Until the 1990s, the Flatlanders — Joe Ely, Jimmie Dale Gilmore, and Butch Hancock — were little more than a rumor. A short-lived band from Lubbock, Texas, they produced one recording in 1973 that never got beyond a failed radio single and an eight-track cassette. They were the country-music equivalent of punk-rock legends Rocket from the Tombs — more often heard about than heard, their reputation enhanced by their subsequent individual careers. Then in 1990, Rounder released those early recordings as More a Legend Than a Band, and Robert Redford asked the Flatlanders to reconvene to perform a song on the soundtrack to the 1998 film The Horse Whisperer. In 2002 came a new album, Now Again (New West), and extensive touring. And now there’s Wheels of Fortune (also New West).
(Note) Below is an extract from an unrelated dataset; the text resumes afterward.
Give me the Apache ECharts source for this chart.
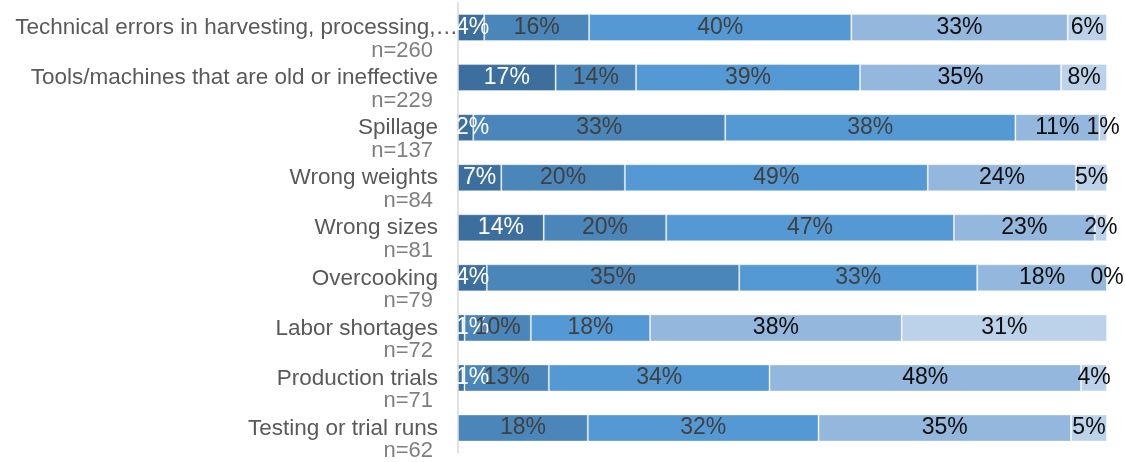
<!DOCTYPE html>
<html>
<head>
<meta charset="utf-8">
<script src="https://cdn.jsdelivr.net/npm/echarts@6/dist/echarts.min.js"></script>
<style>
  html, body { margin: 0; padding: 0; background: #ffffff; }
  #chart { width: 1125px; height: 462px; }
</style>
</head>
<body>
<div id="chart"></div>
<script>
// Reasons given, one row each (top to bottom)
const categories = [
  "Technical errors in harvesting, processing,…",
  "Tools/machines that are old or ineffective",
  "Spillage",
  "Wrong weights",
  "Wrong sizes",
  "Overcooking",
  "Labor shortages",
  "Production trials",
  "Testing or trial runs"
];
// Respondents per row
const respondents = [260, 229, 137, 84, 81, 79, 72, 71, 62];

// Answer shares (%) per row, darkest shade first
const shareLevel1 = [4, 17, 2, 7, 14, 4, 1, 1, null];
const shareLevel2 = [16, 14, 33, 20, 20, 35, 10, 13, 18];
const shareLevel3 = [40, 39, 38, 49, 47, 33, 18, 34, 32];
const shareLevel4 = [33, 35, 11, 24, 23, 18, 38, 48, 35];
const shareLevel5 = [6, 8, 1, 5, 2, 0, 31, 4, 5];

const levels = [shareLevel1, shareLevel2, shareLevel3, shareLevel4, shareLevel5];
const fills = ['#3d6f9e', '#4a86ba', '#5499d4', '#94b7dd', '#bcd2ea'];
const labelColors = ['#ffffff', '#404040', '#404040', '#0d0d0d', '#0d0d0d'];

// Each bar is stretched to the full width: segment length = share / row total
const rowTotals = categories.map((_, i) =>
  levels.reduce((s, arr) => s + (arr[i] == null ? 0 : arr[i]), 0));

const FONT = '"Liberation Sans", Arial, sans-serif';
const PLOT_LEFT = 458;

const series = levels.map((arr, k) => ({
  type: 'bar',
  stack: 'all',
  barWidth: 27,
  clip: false,
  data: arr.map((v, i) => v == null ? null : { value: v / rowTotals[i], share: v }),
  itemStyle: {
    color: fills[k],
    borderColor: 'rgba(255,255,255,0.35)',
    borderWidth: 1
  },
  label: {
    show: true,
    position: 'inside',
    fontFamily: FONT,
    fontSize: 23,
    color: labelColors[k],
    offset: [0, 1],
    formatter: p => p.data && p.data.share != null ? p.data.share + '%' : ''
  },
  // keep value labels from spilling left of the axis
  labelLayout: p => {
    const r = p.labelRect;
    return r && r.x < PLOT_LEFT - 2 ? { dx: PLOT_LEFT - 2 - r.x } : {};
  },
  emphasis: { disabled: true }
}));

const chart = echarts.init(document.getElementById('chart'), null, { renderer: 'canvas' });
chart.setOption({
  animation: false,
  backgroundColor: '#ffffff',
  grid: { left: PLOT_LEFT, right: 18, top: 2.5, bottom: 8.6, containLabel: false },
  xAxis: {
    type: 'value',
    min: 0,
    max: 1,
    show: false,
    splitLine: { show: false }
  },
  yAxis: {
    type: 'category',
    inverse: true,
    data: categories,
    axisLine: { show: true, lineStyle: { color: '#d9d9d9', width: 1.5 } },
    axisTick: { show: false },
    splitLine: { show: false },
    axisLabel: {
      margin: 0,
      verticalAlign: 'top',
      showMinLabel: true,
      showMaxLabel: true,
      hideOverlap: false,
      fontFamily: FONT,
      // name line sits on the bar's centre, respondent count just below it
      formatter: (val, idx) =>
        '{' + (idx === 0 ? 'first' : 'name') + '|' + val + '}\n{n|n=' + respondents[idx] + '}',
      rich: {
        name: { fontFamily: FONT, fontSize: 22.5, color: '#595959', lineHeight: 1, padding: [0, 20, 0, 0] },
        first: { fontFamily: FONT, fontSize: 22.5, color: '#595959', lineHeight: 1, padding: [0, 0, 0, 0] },
        n: { fontFamily: FONT, fontSize: 22, color: '#7f7f7f', lineHeight: 44, padding: [0, 25, 0, 0] }
      }
    }
  },
  series: series
});
</script>
</body>
</html>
The original Flatlanders album is treated among fans as a holy relic, and it’s easy to understand why. It was like nothing else in country music at the time — not like the mainstream Music Row big productions of Loretta Lynn, Conway Twitty, and Tammy Wynette, not even like the more rock-and-roll-influenced "outlaw" music of Waylon Jennings, Kris Kristofferson, and Willie Nelson. "They tried to put that on us," says Joe Ely of the "outlaw" label over the phone from his home in Austin. "We really didn’t fit. That was something that was going on in Austin in the middle ’70s. But up in Lubbock where we were, it was just a whole different kind of a feeling, you know? Even though we too were not accepted by Nashville radio, we did not feel real associated with ‘outlaw’ — we were kind of the in-laws."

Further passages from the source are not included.